=== Work required ===
Within the entries below, find the portion that opens with the line containing "What matplotlib code" and closes with the line containing "5.87, 5.80, 5.40]". Retype that portion exactly and only.
═══ Provided entries
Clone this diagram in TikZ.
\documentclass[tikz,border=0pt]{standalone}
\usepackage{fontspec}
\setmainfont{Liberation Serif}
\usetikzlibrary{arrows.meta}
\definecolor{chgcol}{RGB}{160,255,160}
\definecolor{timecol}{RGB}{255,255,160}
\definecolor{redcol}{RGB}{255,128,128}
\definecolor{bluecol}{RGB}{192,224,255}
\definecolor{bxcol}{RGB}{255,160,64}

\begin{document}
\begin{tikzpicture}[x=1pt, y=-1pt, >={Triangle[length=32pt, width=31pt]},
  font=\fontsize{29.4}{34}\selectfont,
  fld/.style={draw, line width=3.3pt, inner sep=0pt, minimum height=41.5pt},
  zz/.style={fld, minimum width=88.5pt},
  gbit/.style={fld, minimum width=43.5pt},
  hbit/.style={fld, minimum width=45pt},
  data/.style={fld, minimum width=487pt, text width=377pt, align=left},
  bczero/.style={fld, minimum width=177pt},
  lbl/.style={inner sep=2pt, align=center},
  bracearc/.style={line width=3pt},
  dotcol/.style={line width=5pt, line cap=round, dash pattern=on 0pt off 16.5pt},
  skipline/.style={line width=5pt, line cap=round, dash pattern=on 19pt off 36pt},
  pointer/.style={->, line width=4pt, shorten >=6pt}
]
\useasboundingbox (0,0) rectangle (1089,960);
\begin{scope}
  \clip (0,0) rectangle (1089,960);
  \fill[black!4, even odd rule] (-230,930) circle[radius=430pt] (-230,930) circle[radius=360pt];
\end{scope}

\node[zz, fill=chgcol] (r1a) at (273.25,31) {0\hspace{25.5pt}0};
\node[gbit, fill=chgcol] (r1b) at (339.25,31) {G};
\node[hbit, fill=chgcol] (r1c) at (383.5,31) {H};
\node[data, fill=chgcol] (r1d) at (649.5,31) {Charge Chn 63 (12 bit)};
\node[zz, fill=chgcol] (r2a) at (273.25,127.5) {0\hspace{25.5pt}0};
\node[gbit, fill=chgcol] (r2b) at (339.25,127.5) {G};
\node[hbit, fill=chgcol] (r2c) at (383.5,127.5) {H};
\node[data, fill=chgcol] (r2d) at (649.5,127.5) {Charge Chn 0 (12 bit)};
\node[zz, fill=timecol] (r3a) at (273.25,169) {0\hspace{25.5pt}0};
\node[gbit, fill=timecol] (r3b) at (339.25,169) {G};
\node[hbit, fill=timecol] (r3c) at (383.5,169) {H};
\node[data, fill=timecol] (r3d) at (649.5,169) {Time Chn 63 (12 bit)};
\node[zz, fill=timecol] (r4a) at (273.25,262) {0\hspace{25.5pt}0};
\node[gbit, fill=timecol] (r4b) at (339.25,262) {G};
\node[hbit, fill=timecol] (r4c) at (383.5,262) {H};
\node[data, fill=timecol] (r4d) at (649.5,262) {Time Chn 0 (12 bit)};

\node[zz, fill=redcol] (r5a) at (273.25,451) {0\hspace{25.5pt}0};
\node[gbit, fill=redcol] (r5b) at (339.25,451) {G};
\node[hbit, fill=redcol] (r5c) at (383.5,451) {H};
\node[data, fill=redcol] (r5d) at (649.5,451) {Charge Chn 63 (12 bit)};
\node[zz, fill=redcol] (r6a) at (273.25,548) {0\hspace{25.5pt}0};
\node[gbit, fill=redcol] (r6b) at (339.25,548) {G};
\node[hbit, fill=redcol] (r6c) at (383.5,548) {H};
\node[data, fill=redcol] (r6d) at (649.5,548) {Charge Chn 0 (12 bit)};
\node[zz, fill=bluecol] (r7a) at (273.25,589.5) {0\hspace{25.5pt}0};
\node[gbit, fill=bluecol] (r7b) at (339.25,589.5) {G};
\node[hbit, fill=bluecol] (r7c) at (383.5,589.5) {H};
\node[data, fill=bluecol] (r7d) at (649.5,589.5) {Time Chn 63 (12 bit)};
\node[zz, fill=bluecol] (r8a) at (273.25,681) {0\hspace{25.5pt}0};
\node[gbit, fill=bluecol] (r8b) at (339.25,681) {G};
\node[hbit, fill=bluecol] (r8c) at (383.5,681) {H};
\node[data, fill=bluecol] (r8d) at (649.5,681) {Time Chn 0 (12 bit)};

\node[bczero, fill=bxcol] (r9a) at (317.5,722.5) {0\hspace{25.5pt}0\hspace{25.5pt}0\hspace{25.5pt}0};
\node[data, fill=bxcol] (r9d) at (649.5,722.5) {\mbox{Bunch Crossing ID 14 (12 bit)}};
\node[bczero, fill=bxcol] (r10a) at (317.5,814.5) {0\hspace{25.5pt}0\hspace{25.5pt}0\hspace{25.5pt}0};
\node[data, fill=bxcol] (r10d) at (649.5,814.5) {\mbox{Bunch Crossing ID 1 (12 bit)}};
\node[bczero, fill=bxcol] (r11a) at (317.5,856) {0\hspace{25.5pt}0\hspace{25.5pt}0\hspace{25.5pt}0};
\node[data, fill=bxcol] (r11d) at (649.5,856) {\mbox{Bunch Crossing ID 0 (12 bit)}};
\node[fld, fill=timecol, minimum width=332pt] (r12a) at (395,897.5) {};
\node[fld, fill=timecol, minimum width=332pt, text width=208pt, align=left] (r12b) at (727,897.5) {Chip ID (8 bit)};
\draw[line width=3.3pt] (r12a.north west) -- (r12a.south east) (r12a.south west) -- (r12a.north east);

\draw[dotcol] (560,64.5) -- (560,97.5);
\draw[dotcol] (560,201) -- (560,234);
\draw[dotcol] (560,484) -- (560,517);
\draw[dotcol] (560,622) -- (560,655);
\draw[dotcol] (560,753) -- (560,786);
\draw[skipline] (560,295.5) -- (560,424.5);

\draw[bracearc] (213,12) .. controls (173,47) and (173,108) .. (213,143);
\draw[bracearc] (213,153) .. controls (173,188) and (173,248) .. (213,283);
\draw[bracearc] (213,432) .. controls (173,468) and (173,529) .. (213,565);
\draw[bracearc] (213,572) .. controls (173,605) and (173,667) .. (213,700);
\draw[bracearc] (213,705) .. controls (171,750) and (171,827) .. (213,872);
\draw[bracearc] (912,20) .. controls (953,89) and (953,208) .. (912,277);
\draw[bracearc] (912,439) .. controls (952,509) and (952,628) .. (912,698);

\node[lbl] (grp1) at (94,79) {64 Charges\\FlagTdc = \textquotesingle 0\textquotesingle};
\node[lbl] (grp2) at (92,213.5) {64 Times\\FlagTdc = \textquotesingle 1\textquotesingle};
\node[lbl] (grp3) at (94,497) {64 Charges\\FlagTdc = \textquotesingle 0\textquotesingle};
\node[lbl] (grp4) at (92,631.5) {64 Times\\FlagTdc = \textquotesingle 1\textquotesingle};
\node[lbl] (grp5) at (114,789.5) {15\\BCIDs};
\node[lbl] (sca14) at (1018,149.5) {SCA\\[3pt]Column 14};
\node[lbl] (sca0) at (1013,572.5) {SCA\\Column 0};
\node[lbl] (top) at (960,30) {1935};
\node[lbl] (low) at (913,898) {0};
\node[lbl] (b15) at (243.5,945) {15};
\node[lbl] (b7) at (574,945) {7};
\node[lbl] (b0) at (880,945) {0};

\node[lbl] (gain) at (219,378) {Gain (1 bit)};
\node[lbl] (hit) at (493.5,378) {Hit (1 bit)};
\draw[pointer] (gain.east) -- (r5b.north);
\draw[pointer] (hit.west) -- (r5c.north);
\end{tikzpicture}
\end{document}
══════
═══ Provided entries
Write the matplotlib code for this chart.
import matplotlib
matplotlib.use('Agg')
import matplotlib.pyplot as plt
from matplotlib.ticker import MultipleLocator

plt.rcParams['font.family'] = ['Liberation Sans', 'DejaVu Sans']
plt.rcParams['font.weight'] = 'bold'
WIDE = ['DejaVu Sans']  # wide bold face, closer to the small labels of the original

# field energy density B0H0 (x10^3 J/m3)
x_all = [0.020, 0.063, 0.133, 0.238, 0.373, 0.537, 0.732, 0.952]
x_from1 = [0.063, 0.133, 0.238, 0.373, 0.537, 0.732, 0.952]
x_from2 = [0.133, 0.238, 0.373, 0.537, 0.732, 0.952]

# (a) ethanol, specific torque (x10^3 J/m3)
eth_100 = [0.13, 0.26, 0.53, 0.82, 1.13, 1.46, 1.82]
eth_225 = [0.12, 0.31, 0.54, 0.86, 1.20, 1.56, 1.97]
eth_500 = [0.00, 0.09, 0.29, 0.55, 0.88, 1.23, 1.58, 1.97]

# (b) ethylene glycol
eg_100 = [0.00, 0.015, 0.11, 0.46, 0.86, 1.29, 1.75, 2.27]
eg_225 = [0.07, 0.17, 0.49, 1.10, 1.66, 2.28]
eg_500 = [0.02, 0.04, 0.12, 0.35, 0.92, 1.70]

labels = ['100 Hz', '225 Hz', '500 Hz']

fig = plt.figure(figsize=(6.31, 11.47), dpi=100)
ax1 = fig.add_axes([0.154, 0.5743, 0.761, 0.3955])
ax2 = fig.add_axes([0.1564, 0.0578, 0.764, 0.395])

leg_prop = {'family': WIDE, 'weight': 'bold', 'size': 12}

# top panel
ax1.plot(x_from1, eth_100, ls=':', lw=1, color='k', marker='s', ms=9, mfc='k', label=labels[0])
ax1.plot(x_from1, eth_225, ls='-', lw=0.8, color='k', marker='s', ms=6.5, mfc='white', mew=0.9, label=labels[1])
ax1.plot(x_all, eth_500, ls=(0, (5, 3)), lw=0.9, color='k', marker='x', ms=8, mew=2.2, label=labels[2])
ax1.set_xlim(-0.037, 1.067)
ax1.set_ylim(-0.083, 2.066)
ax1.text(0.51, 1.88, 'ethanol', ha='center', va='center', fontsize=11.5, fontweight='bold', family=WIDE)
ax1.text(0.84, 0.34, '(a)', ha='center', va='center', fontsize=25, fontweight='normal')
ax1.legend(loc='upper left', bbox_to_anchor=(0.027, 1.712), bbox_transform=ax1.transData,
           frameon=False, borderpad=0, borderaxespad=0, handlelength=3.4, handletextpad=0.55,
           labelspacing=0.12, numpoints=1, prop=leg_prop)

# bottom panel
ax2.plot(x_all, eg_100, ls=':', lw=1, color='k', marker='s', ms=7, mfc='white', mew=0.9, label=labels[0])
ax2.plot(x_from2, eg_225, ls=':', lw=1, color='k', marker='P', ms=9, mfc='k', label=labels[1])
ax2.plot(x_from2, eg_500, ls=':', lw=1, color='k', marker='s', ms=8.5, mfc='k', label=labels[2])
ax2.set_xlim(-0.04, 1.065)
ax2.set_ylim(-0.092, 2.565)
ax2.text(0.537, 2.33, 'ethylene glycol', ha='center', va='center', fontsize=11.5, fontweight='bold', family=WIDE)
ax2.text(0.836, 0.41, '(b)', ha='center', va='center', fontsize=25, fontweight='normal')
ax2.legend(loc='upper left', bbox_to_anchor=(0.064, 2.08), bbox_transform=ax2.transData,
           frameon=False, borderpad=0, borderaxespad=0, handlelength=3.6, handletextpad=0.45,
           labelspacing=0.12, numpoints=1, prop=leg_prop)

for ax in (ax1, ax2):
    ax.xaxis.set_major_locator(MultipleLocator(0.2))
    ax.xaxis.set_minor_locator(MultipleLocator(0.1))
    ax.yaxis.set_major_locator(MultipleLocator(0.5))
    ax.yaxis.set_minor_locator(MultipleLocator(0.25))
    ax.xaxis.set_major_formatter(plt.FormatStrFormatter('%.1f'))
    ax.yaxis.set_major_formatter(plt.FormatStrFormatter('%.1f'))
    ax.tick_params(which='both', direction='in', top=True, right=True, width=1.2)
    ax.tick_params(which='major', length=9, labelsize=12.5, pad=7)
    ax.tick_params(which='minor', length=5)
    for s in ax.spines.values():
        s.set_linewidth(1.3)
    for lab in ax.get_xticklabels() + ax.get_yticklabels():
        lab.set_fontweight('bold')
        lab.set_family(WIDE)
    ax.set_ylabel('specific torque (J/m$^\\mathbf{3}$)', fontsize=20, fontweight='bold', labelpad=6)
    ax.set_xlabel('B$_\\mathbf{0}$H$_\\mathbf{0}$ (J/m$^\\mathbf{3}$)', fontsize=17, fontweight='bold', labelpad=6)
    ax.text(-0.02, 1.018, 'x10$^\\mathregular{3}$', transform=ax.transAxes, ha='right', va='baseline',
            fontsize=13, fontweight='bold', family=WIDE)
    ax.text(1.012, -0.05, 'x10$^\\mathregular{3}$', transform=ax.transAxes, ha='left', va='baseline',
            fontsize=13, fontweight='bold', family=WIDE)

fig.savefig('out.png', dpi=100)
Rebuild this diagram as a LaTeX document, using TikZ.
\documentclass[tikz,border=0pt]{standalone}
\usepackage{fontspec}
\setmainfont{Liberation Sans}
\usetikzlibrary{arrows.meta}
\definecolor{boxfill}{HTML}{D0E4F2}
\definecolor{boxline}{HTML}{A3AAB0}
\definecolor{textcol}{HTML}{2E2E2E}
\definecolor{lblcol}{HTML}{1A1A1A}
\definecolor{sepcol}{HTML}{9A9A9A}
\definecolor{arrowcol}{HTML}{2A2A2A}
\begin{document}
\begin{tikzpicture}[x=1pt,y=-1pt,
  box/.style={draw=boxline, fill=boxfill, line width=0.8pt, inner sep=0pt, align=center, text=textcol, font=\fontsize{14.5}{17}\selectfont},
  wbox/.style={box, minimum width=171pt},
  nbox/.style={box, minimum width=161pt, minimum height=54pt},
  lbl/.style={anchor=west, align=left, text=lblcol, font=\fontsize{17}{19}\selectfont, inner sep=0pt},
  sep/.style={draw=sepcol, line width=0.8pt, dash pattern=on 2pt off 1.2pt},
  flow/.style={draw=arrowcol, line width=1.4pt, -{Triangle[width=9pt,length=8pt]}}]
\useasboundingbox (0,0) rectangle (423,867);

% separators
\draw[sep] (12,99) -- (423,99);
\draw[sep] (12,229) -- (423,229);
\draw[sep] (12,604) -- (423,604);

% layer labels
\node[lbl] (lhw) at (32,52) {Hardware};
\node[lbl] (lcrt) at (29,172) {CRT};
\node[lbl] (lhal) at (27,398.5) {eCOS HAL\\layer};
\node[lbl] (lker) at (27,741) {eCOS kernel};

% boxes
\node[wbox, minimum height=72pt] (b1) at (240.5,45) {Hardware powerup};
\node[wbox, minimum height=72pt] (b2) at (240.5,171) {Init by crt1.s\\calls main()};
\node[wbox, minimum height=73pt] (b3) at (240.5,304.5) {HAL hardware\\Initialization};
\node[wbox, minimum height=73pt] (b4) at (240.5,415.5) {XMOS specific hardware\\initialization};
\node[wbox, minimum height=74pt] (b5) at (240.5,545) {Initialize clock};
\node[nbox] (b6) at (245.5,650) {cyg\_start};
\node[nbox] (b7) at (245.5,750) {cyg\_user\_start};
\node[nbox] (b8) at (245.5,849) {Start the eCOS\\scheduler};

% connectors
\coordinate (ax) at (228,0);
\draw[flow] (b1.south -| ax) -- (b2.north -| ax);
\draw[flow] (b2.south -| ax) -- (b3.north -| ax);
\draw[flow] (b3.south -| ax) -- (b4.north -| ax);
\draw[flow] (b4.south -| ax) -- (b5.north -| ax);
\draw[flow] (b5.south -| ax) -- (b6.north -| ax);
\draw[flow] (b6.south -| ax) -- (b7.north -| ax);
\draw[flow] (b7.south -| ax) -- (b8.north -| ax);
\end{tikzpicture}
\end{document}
══════
═══ Provided entries
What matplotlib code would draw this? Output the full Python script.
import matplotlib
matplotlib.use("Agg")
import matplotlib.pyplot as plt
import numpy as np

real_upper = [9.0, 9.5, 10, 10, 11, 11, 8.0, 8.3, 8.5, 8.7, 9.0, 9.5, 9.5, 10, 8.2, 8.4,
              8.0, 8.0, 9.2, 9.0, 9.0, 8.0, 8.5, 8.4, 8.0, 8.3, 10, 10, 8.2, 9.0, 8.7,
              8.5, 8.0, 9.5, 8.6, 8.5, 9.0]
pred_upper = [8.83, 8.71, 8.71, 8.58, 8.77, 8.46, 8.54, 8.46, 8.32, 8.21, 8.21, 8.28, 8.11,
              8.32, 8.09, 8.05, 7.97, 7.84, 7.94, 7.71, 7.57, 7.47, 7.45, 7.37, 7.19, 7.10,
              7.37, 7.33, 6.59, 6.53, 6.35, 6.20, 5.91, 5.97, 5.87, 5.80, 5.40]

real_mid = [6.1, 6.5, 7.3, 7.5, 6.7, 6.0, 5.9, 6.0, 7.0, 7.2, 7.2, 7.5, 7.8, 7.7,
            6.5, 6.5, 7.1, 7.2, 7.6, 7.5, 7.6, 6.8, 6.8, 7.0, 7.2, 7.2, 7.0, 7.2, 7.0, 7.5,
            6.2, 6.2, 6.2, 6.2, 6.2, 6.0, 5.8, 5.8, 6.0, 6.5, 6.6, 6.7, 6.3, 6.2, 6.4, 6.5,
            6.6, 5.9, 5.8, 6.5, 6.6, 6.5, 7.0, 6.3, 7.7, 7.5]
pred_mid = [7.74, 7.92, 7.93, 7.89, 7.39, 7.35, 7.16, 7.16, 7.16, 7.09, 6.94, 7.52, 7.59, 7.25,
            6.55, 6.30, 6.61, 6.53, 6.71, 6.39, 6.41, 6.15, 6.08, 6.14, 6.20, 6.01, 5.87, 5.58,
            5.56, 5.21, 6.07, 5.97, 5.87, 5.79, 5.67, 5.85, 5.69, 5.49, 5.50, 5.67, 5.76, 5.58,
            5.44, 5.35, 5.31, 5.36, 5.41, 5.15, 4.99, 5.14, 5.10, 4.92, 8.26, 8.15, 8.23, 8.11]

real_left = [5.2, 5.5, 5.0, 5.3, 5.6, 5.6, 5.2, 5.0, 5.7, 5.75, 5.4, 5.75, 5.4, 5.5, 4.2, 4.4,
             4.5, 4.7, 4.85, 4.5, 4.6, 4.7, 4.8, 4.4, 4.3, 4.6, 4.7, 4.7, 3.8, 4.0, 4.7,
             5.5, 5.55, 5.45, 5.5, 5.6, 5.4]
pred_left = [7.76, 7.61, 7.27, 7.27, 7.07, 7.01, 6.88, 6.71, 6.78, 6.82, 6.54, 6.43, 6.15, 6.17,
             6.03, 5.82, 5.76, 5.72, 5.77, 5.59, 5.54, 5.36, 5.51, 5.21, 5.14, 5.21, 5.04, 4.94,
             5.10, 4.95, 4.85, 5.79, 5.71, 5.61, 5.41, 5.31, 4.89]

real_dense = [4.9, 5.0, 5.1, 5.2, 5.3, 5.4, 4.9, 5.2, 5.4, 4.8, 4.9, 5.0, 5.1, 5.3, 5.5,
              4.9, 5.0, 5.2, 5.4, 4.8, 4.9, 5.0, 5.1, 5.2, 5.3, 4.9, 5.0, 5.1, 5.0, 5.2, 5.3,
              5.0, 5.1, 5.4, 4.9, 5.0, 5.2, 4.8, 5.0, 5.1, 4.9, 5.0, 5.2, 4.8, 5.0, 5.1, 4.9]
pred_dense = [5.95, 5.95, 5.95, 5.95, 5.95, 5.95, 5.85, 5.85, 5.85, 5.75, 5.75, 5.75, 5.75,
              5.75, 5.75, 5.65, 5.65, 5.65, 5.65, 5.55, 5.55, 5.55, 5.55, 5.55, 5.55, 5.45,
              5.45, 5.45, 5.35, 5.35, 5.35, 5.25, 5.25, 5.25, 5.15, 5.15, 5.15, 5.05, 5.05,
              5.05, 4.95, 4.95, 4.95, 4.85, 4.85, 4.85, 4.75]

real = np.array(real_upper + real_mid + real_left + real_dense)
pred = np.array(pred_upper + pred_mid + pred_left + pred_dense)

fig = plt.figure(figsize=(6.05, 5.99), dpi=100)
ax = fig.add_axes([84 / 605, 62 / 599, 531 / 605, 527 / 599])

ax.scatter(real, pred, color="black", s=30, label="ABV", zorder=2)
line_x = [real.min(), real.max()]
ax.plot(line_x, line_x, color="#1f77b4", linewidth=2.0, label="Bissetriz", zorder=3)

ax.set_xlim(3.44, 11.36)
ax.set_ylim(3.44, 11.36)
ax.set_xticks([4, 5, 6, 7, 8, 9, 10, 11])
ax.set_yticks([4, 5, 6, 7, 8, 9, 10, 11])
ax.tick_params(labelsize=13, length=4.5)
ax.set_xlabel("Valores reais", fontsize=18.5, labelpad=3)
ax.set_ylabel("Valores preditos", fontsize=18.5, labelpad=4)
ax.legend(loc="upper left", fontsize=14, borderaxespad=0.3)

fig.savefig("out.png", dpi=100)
══════
=== Complete output ===
What matplotlib code would draw this? Output the full Python script.
import matplotlib
matplotlib.use("Agg")
import matplotlib.pyplot as plt
import numpy as np

real_upper = [9.0, 9.5, 10, 10, 11, 11, 8.0, 8.3, 8.5, 8.7, 9.0, 9.5, 9.5, 10, 8.2, 8.4,
              8.0, 8.0, 9.2, 9.0, 9.0, 8.0, 8.5, 8.4, 8.0, 8.3, 10, 10, 8.2, 9.0, 8.7,
              8.5, 8.0, 9.5, 8.6, 8.5, 9.0]
pred_upper = [8.83, 8.71, 8.71, 8.58, 8.77, 8.46, 8.54, 8.46, 8.32, 8.21, 8.21, 8.28, 8.11,
              8.32, 8.09, 8.05, 7.97, 7.84, 7.94, 7.71, 7.57, 7.47, 7.45, 7.37, 7.19, 7.10,
              7.37, 7.33, 6.59, 6.53, 6.35, 6.20, 5.91, 5.97, 5.87, 5.80, 5.40]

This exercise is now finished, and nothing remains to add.